One such secret is the Tomb of Columbo. The grandeur of the mausoleum struck Heber, and he wanted to know who Columbo was. He could not find a satisfactory answer. And neither can we, till this date. Reading what Heber wrote almost two centuries ago - about his experience when visiting the mausoleum - points at the obscurity that still prevails. 

"…the old Durwan of the burial ground said, it was the tomb of a certain 'Columbo Sahib, Company ka nuokur;' Mr Columbo, servant to the Company; who he can have been I know not; his name does not sound like an Englishman's, but as there is no inscription, the beadle's word is the only accessible authority." 

If one visits the mausoleum today, like Heber, he would also be astonished by its magnificence. 

The bottom is a square structure; on it a splendid octagonal building rises up, boasting a beautiful dome as its crown.
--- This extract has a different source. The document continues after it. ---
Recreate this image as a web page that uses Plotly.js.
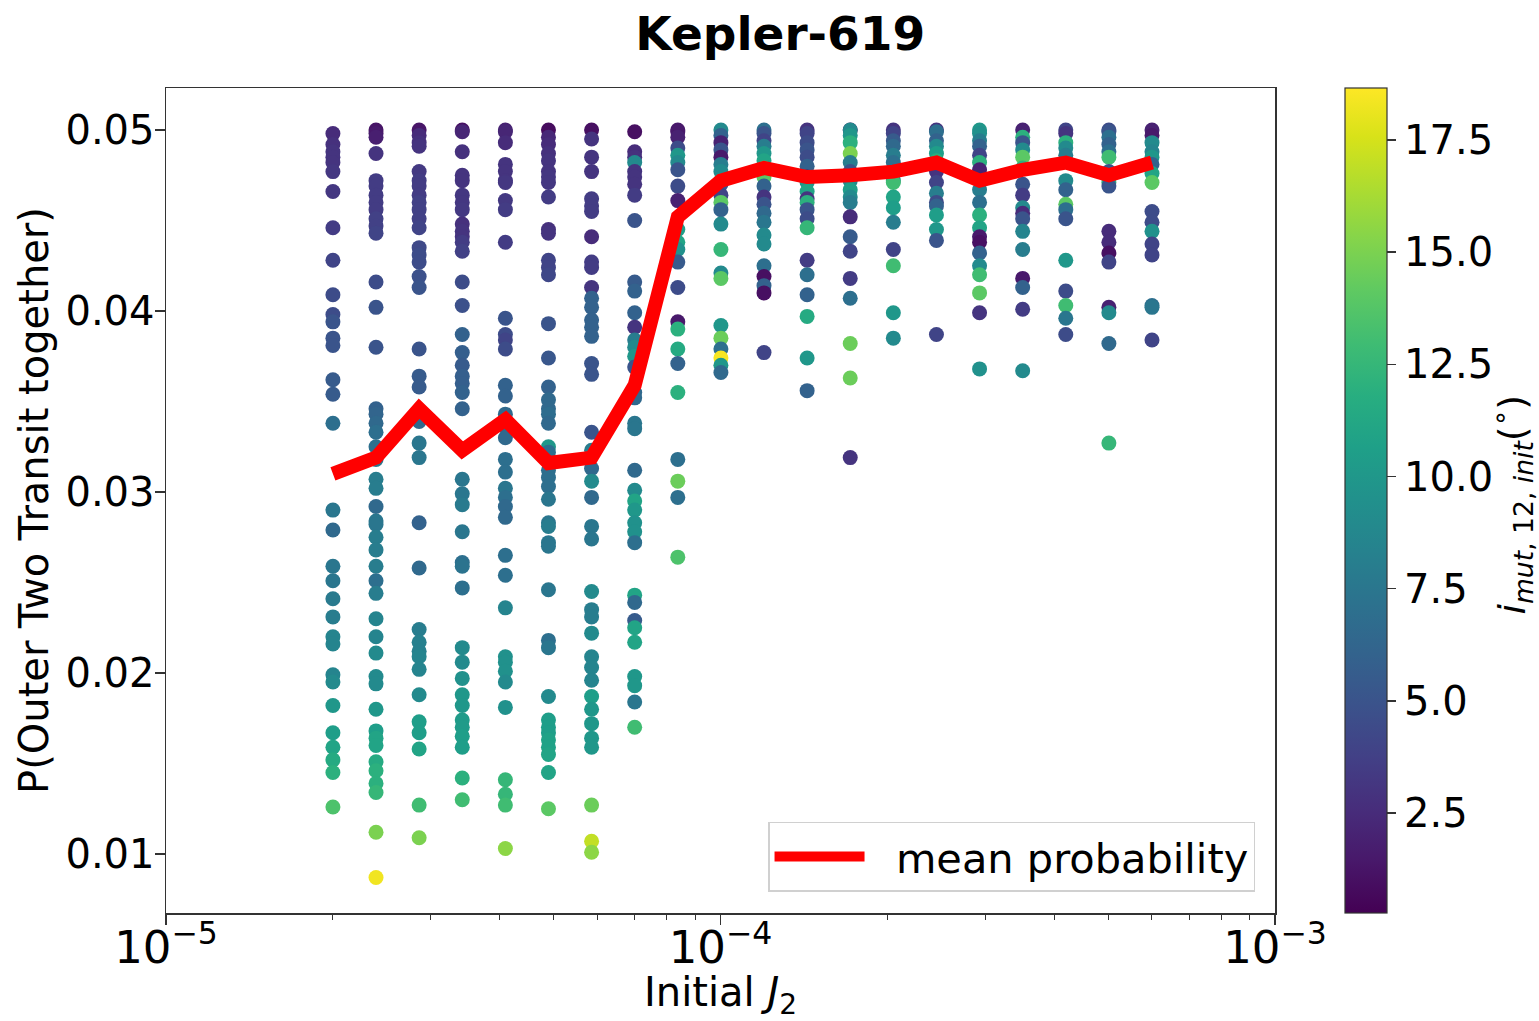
<!DOCTYPE html>
<html><head><meta charset="utf-8">
<script src="https://cdn.plot.ly/plotly-3.0.1.min.js"></script>
<style>html,body{margin:0;padding:0;background:#fff}#chart{width:1539px;height:1021px}</style>
</head><body><div id="chart"></div>
<script>
// Initial J2 grid values (one column of runs per value)
const J2 = [2.000e-5, 2.392e-5, 2.861e-5, 3.422e-5, 4.093e-5, 4.895e-5, 5.855e-5, 7.002e-5, 8.375e-5, 1.0017e-4,
            1.1980e-4, 1.4329e-4, 1.7138e-4, 2.0498e-4, 2.4516e-4, 2.9322e-4, 3.5071e-4, 4.1946e-4, 5.0169e-4, 6.0004e-4];

// P(outer two transit together) per run, and initial mutual inclination (deg)
const p01 = [0.0498,0.0492,0.0488,0.0485,0.0482,0.0477,0.0466,0.0446,0.0428,0.0409,0.0398,0.0394,0.0385,0.0381,0.0362,0.0354,0.0338,0.0290,0.0279,0.0259,0.0251,0.0241,0.0231,0.0220,0.0216,0.0199,0.0195,0.0182,0.0167,0.0159,0.0152,0.0145,0.0126];
const i01 = [2.5,2.8,3,3,3,3.2,3.2,3.5,4,4.5,4.5,5,5,5,5.5,5.5,7,7.5,6.5,7.5,7.5,7.8,8,8.5,8.5,8.5,9,10,10.5,11,11.5,12,13.5];
const p02 = [0.0500,0.0498,0.0496,0.0487,0.0472,0.0469,0.0464,0.0460,0.0456,0.0451,0.0447,0.0443,0.0416,0.0402,0.0380,0.0346,0.0343,0.0338,0.0333,0.0325,0.0318,0.0307,0.0302,0.0292,0.0284,0.0282,0.0275,0.0268,0.0259,0.0251,0.0244,0.0230,0.0220,0.0211,0.0198,0.0194,0.0180,0.0168,0.0164,0.0160,0.0151,0.0146,0.0139,0.0134,0.0112,0.0087];
const i02 = [1.2,1.5,1.8,3,3.5,3.5,3.5,3.5,3.5,3.8,3.8,4,4.5,5,5,6,6.2,6.5,7,7,7.5,8,8,6.5,7.5,7.5,8,8,8,7,8,8.5,8.5,9,9,9,10,10.5,11,11,11.5,12,12,12.5,15,18.3];
const p03 = [0.0500,0.0497,0.0493,0.0491,0.0477,0.0472,0.0469,0.0464,0.0460,0.0456,0.0451,0.0446,0.0435,0.0431,0.0427,0.0419,0.0413,0.0379,0.0364,0.0358,0.0339,0.0327,0.0319,0.0283,0.0258,0.0224,0.0217,0.0212,0.0209,0.0202,0.0188,0.0173,0.0167,0.0158,0.0127,0.0109];
const i03 = [1.3,2.5,2.8,3,3.3,3.5,3.5,3.5,3.8,3.8,3.8,4,4.3,4.5,4.5,4.8,5,5,5.5,5.5,6.5,7.5,7.5,6,6.5,8,8.2,8.2,8.5,8.5,9,10.5,10.5,11,13,15];
const p04 = [0.0500,0.0499,0.0488,0.0475,0.0472,0.0464,0.0460,0.0456,0.0448,0.0444,0.0441,0.0438,0.0433,0.0416,0.0403,0.0387,0.0377,0.0370,0.0364,0.0360,0.0355,0.0346,0.0307,0.0299,0.0293,0.0278,0.0261,0.0259,0.0247,0.0214,0.0206,0.0197,0.0188,0.0182,0.0174,0.0170,0.0165,0.0159,0.0142,0.0130];
const i04 = [1.0,2.2,2.8,3,3,3.2,3.2,3.3,2.8,3,3,3.5,3.8,4.5,4.8,6,5.8,5.5,5.8,5.8,6,6,7.5,7.5,7.8,7.5,7,7.3,7,9,9,9.5,10,10,10.3,10.3,10.5,10.5,12,13];
const p05 = [0.0500,0.0499,0.0493,0.0481,0.0477,0.0472,0.0471,0.0461,0.0456,0.0438,0.0396,0.0387,0.0384,0.0379,0.0359,0.0353,0.0343,0.0336,0.0330,0.0318,0.0311,0.0302,0.0297,0.0292,0.0286,0.0265,0.0254,0.0236,0.0209,0.0206,0.0201,0.0195,0.0181,0.0141,0.0133,0.0127,0.0103];
const i05 = [2,2.2,2.5,3,3,3,3.2,3.3,3.5,3.5,5,4.5,4,4.5,6,6,6.5,6.5,6.5,7,7,7.5,7,6.5,6.5,7,7,8.5,9.5,9.5,9.5,9,9.5,12.5,12.5,13,15.5];
const p06 = [0.0500,0.0496,0.0492,0.0487,0.0483,0.0477,0.0474,0.0471,0.0463,0.0445,0.0443,0.0428,0.0424,0.0420,0.0393,0.0374,0.0358,0.0351,0.0346,0.0343,0.0338,0.0325,0.0322,0.0312,0.0308,0.0303,0.0296,0.0283,0.0281,0.0272,0.0270,0.0246,0.0218,0.0214,0.0187,0.0174,0.0170,0.0167,0.0163,0.0159,0.0155,0.0145,0.0125];
const i06 = [0.8,2.3,2.5,2.8,3,3,3.2,3.2,3.5,2.8,3,4,4,4.2,5,5.2,6,6.5,6.5,6.8,6.5,10,7,7,7,7,7.5,7.5,8,7.5,7.5,7.5,7,7.5,9,10.5,10.5,10.5,10.8,10.8,11,11,14];
const p07 = [0.0500,0.0495,0.0485,0.0477,0.0462,0.0458,0.0455,0.0441,0.0427,0.0424,0.0413,0.0407,0.0402,0.0395,0.0391,0.0386,0.0371,0.0365,0.0333,0.0323,0.0313,0.0306,0.0297,0.0281,0.0274,0.0245,0.0235,0.0231,0.0222,0.0209,0.0203,0.0196,0.0187,0.0180,0.0172,0.0164,0.0159,0.0127,0.0107,0.0101];
const i07 = [1,3,3,3,3.5,3.5,3.5,2.5,3.5,3.5,3,6,6,6,6,6,5,5,5,8,6.5,9,6.5,7.5,7.5,9,8,8,9,8.5,8.5,8.5,10.5,10,10,10,10,14.5,17,15.5];
const p08 = [0.0499,0.0488,0.0485,0.0482,0.0477,0.0474,0.0470,0.0464,0.0450,0.0416,0.0411,0.0399,0.0391,0.0384,0.0380,0.0375,0.0369,0.0355,0.0352,0.0338,0.0335,0.0312,0.0301,0.0295,0.0290,0.0283,0.0278,0.0272,0.0243,0.0239,0.0229,0.0225,0.0217,0.0198,0.0193,0.0184,0.0170];
const i08 = [1,2.5,2.8,9,3,3,3,3.5,5,5.5,6,6,3,8,9,10,5,6.5,6.5,7.5,7.5,6.5,9,11,10,9.5,9.5,7,11,6.5,5.5,11,11,10,10,7.5,13];
const p09 = [0.0500,0.0499,0.0496,0.0490,0.0486,0.0482,0.0478,0.0469,0.0461,0.0445,0.0438,0.0434,0.0427,0.0413,0.0394,0.0390,0.0379,0.0371,0.0355,0.0318,0.0306,0.0297,0.0264];
const i09 = [1.5,1.5,2,4.5,10,9,5,4.5,2,10.5,11,9.5,5.5,4.5,1.5,12,11.5,6,12,7,14.5,7,13.5];
const p10 = [0.0500,0.0497,0.0493,0.0489,0.0485,0.0481,0.0477,0.0472,0.0470,0.0464,0.0460,0.0456,0.0448,0.0434,0.0421,0.0418,0.0392,0.0385,0.0379,0.0374,0.0370,0.0366];
const i10 = [9,6,2,5,1.5,8,9,11,5,4,14,6,9,12.5,9,14,10,14.5,7,18.5,10,6.5];
const p11 = [0.0500,0.0498,0.0494,0.0491,0.0487,0.0483,0.0479,0.0474,0.0469,0.0463,0.0459,0.0454,0.0449,0.0442,0.0437,0.0425,0.0419,0.0414,0.0410,0.0377];
const i11 = [7,5,4,8,10,11,13.5,14,6,3,5,6.5,7.5,9,9,7,1,6,1,4];
const p12 = [0.0500,0.0498,0.0493,0.0489,0.0485,0.0480,0.0474,0.0471,0.0466,0.0462,0.0460,0.0456,0.0451,0.0446,0.0428,0.0420,0.0409,0.0397,0.0374,0.0356];
const i12 = [3,4,4.5,5,4.5,6,1.5,10,11,3,12,5,4.5,12.5,3.5,7,6,11.5,10,6];
const p13 = [0.0500,0.0500,0.0497,0.0493,0.0487,0.0482,0.0477,0.0472,0.0467,0.0463,0.0460,0.0452,0.0441,0.0433,0.0418,0.0407,0.0382,0.0363,0.0319];
const i13 = [1,9,10,12,15,8,5,9,10.5,9,8,2.5,5.5,4,3.5,7,14.5,14.5,3];
const p14 = [0.0500,0.0498,0.0494,0.0491,0.0486,0.0482,0.0472,0.0471,0.0463,0.0457,0.0449,0.0434,0.0425,0.0399,0.0385];
const i14 = [3,4,5.5,6.5,8,7,9,13,11,10.5,8,4,13,10,9];
const p15 = [0.0500,0.0499,0.0494,0.0491,0.0487,0.0483,0.0477,0.0471,0.0465,0.0460,0.0458,0.0453,0.0445,0.0439,0.0387];
const i15 = [3,7,6,9,10.5,12,3,4,8,4.5,6,10.5,10,5,4];
const p16 = [0.0500,0.0498,0.0494,0.0491,0.0486,0.0482,0.0478,0.0467,0.0460,0.0453,0.0446,0.0441,0.0438,0.0432,0.0425,0.0420,0.0410,0.0399,0.0368];
const i16 = [10,9.5,8,6,4,12,2,8,7,12,11,1.5,1,6,9,13,14,3,9.5];
const p17 = [0.0500,0.0496,0.0493,0.0489,0.0485,0.0479,0.0470,0.0464,0.0457,0.0454,0.0451,0.0444,0.0434,0.0418,0.0413,0.0401,0.0367];
const i17 = [2,12,5,9,14,12,5,3.5,9,2.5,5,8.5,8,1.5,6,3.5,9];
const p18 = [0.0500,0.0498,0.0493,0.0490,0.0486,0.0472,0.0467,0.0459,0.0456,0.0451,0.0428,0.0411,0.0403,0.0396,0.0387];
const i18 = [4,3,12,9,8,9,6,14,7,5,10,4.5,13,7.5,4.5];
const p19 = [0.0500,0.0499,0.0496,0.0492,0.0488,0.0485,0.0477,0.0474,0.0471,0.0469,0.0444,0.0438,0.0432,0.0427,0.0402,0.0399,0.0382,0.0327];
const i19 = [4.5,5,7,6,7,13,5,8,12,5,2.5,2.5,1,4,2,9,6.5,12.5];
const p20 = [0.0500,0.0497,0.0493,0.0488,0.0485,0.0481,0.0476,0.0471,0.0455,0.0449,0.0444,0.0437,0.0431,0.0403,0.0402,0.0384];
const i20 = [2,1.5,9,8.5,10,6,11,14,4.5,4.5,9.5,4,4,7,7.5,4];

// Mean probability per J2 value
const meanProb = [0.0310,0.0319,0.0346,0.0323,0.0340,0.0316,0.0319,0.0359,0.0452,0.0472,0.0479,0.0474,0.0475,0.0477,0.0482,0.0472,0.0478,0.0482,0.0475,0.0482];

const colorbarTicks = [2.5, 5.0, 7.5, 10.0, 12.5, 15.0, 17.5];
const yTicks = [0.01, 0.02, 0.03, 0.04, 0.05];

const probCols = [p01,p02,p03,p04,p05,p06,p07,p08,p09,p10,p11,p12,p13,p14,p15,p16,p17,p18,p19,p20];
const incCols  = [i01,i02,i03,i04,i05,i06,i07,i08,i09,i10,i11,i12,i13,i14,i15,i16,i17,i18,i19,i20];

const xs = [], ys = [], cs = [];
probCols.forEach((col, k) => {
  col.forEach((v, j) => { xs.push(J2[k]); ys.push(v); cs.push(incCols[k][j]); });
});

const FONT = 'DejaVu Sans, Verdana, sans-serif';
const AX = '#333';

const scatter = {
  type: 'scatter', mode: 'markers', x: xs, y: ys, showlegend: false, hoverinfo: 'x+y',
  marker: {
    size: 15, color: cs, colorscale: 'Viridis', cmin: 0.27, cmax: 18.66,
    line: {width: 0},
    colorbar: {
      x: 1.063, xanchor: 'left', xref: 'paper', y: 0.5, yanchor: 'middle', len: 1, lenmode: 'fraction',
      thickness: 42, thicknessmode: 'pixels', xpad: 0, ypad: 0,
      outlinewidth: 1.2, outlinecolor: AX,
      tickmode: 'array', tickvals: colorbarTicks, ticktext: colorbarTicks.map(v => v.toFixed(1)),
      ticks: 'outside', ticklen: 9, tickwidth: 1.5, tickcolor: AX,
      tickfont: {family: FONT, size: 40, color: '#000'}
    }
  }
};

const meanLine = {
  type: 'scatter', mode: 'lines', x: J2, y: meanProb, name: '\u00a0\u00a0mean probability',
  line: {color: '#ff0000', width: 14}, showlegend: true
};

const layout = {
  width: 1539, height: 1021,
  margin: {l: 166, r: 264, t: 88, b: 108, pad: 0, autoexpand: false},
  paper_bgcolor: '#fff', plot_bgcolor: '#fff',
  font: {family: FONT, size: 40, color: '#000'},
  title: {text: '<b>Kepler-619</b>', x: 0.507, xref: 'container', xanchor: 'center',
          y: 0.967, yref: 'container', yanchor: 'middle',
          font: {family: FONT, size: 47, color: '#000'}},
  xaxis: {
    type: 'log', range: [-5, -3], dtick: 1, exponentformat: 'power',
    showgrid: false, zeroline: false, automargin: false,
    showline: true, mirror: true, linecolor: AX, linewidth: 1.5,
    ticks: 'outside', ticklen: 10, tickwidth: 1.5, tickcolor: AX, ticklabelstandoff: -14,
    minor: {ticks: 'outside', ticklen: 5, tickwidth: 1, tickcolor: AX, dtick: 'D1', showgrid: false},
    tickfont: {family: FONT, size: 36, color: '#000'},
    title: {text: 'Initial <i>J</i><sub>2</sub>', standoff: 6, font: {family: FONT, size: 40, color: '#000'}}
  },
  yaxis: {
    range: [0.00674, 0.05232], tickmode: 'array', tickvals: yTicks, ticktext: yTicks.map(v => v.toFixed(2)),
    showgrid: false, zeroline: false, automargin: false,
    showline: true, mirror: true, linecolor: AX, linewidth: 1.5,
    ticks: 'outside', ticklen: 10, tickwidth: 1.5, tickcolor: AX, ticklabelstandoff: -8,
    tickfont: {family: FONT, size: 40, color: '#000'},
    title: {text: 'P(Outer Two Transit together)', standoff: 4, font: {family: FONT, size: 40, color: '#000'}}
  },
  legend: {
    x: 0.982, xanchor: 'right', y: 0.026, yanchor: 'bottom',
    bgcolor: 'rgba(255,255,255,0.85)', bordercolor: '#d0d0d0', borderwidth: 1.5,
    font: {family: FONT, size: 41.5, color: '#000'}, itemwidth: 90
  },
  annotations: [{
    text: '<i>i</i><sub><i>mut</i>, 12, <i>init</i></sub>(<sup>∘</sup>)',
    xref: 'paper', yref: 'paper', x: 1.2137, y: 0.495, xanchor: 'center', yanchor: 'middle',
    textangle: -90, showarrow: false, font: {family: FONT, size: 38, color: '#000'}
  }],
  showlegend: true
};

Plotly.newPlot('chart', [scatter, meanLine], layout, {displayModeBar: false, staticPlot: true});
</script>
</body></html>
If this description does not suffice, we can always refer to the bishop's portrayal: 

"Some of the tombs are very handsome; one more particularly, resembling the buildings raised over the graves of Mussulman saints, has a high octagon gothic tower, with a cupola in the same style, and eight windows with an elaborate tracery."   

To comprehend the grandiosity better, one may walk inside and look up, to witness the eight large windows at each side of the octagon. 

There are some gravestones attached to the walls. But nobody really knows where their graves actually are. To add another twist, nobody even knows exactly where the grave of Columbo is!

The building, at present, is shredded in ruins, and trees have taken over it. The structure still remains, crying for conservation. 

Close to the monument is a lavish, white gate built during the Mughal era. 

Although Columbo Sahib looms over as a mystery, many of his neighbours are known to us. An exquisite statue of Madonna towers over the grave of Elizabeth, the wife of the Armenian Marcar David, the 'Merchant Prince of Bengal'. Jane Rennell, the daughter of James Rennell, also lies here. James Rennell was the pioneer of oceanography and his map of Bengal is an invaluable source of information for historians. The cemetery is also the final resting place of JGN Pogose, who died in 1876. He is the founder of Pogose School. 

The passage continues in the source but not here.